Die neuen Bestimmungen für den Wartungsbereich, der rund 40 Prozent aller Kosten für ein Auto ausmacht, gelten bereits ab 1. Juni: Für Hersteller soll es schwieriger werden, ihre Vertragswerkstätten zu sehr zu bevorzugen. Unabhängige Werkstätten, die vergleichbare Qualitätsstandards erfüllen, müssen künftig weitreichende technische Informationen über die Fahrzeuge erhalten. Preiswertere Nachbauersatzteile müssen gleichberechtigt mit Originalteilen zugelassen werden. Zudem müssen diese auch unabhängigen Werkstätten zur Verfügung gestellt werden. Gewährleistungsfristen dürfen nicht mehr verkürzt werden, wenn Wartungen nicht in Vertragswerkstätten durchgeführt worden sind.
Beweislast umgekehrt
Bisher konnten die Hersteller eine Informationsweitergabe und Anerkennung von Leistungen unabhängiger Werkstätten für die Aufrechterhaltung der Garantie unter Verweis auf Sicherheitsrisiken ablehnen, erläuterte ein Experte der EU-Kommission. Diese habe in jedem Einzelfall prüfen müssen, ob das Argument zu halten sei. Mehr als die Hälfte ihrer Zeit hätten die Ermittler bei EU-Verfahren gegen DaimlerChrysler, Fiat, Toyota und GM (Opel) nur damit zugebracht. Jetzt wird die Beweislast umgekehrt: Verstößt ein Hersteller gegen die neuen Auflagen, können die Brüsseler Wettbewerbshüter sofort gegen ihn vorgehen. Er muss beweisen, dass sein Agieren nötig ist, um Sicherheitsprobleme zu verhindern.
Noch drei Jahre, bis zum 1. Juni 2013, haben die Händler Zeit. Weil es beim Neuwagenverkauf einen gesunden Wettbewerb gibt, sollen ab dann keine komplizierten Sonderregeln mehr nötig sein. Diese hätten die Vertriebskosten in den letzten Jahren um gut 20 Prozent zu Lasten der Händler und Konsumenten gesteigert. Bis dahin kann ein Hersteller einen Händler nur dazu verpflichten, mindestens 30 Prozent Fahrzeuge seiner Marke zu verkaufen. Künftig soll er das bis zu 80 Prozent dürfen - das Ende des Mehrmarken-Vertriebs, fürchten Kritiker.
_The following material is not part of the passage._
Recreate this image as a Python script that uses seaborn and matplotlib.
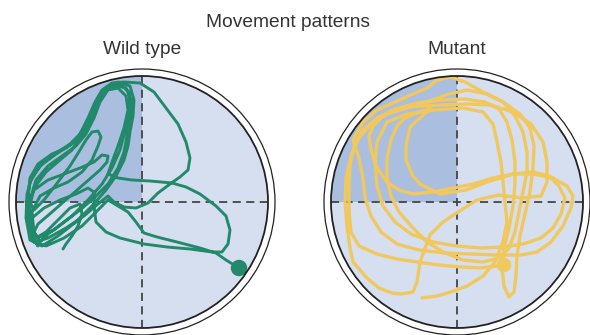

Wettbewerbskommissar Almunia verweist indes darauf, dass schon heute nur drei Prozent der Händler in Europa Autos mehrerer Hersteller verkaufen. Wenn Produzenten in dünn besiedelten Gebieten vertreten sein wollen, würden sie weiterhin von übertriebenem Markenzwang absehen. Zudem seien Schutzmechanismen vorgesehen, um den Anteil des Mehrmarkenhandels im Regelfall nicht deutlich unter 50 Prozent eines Marktes sinken zu lassen.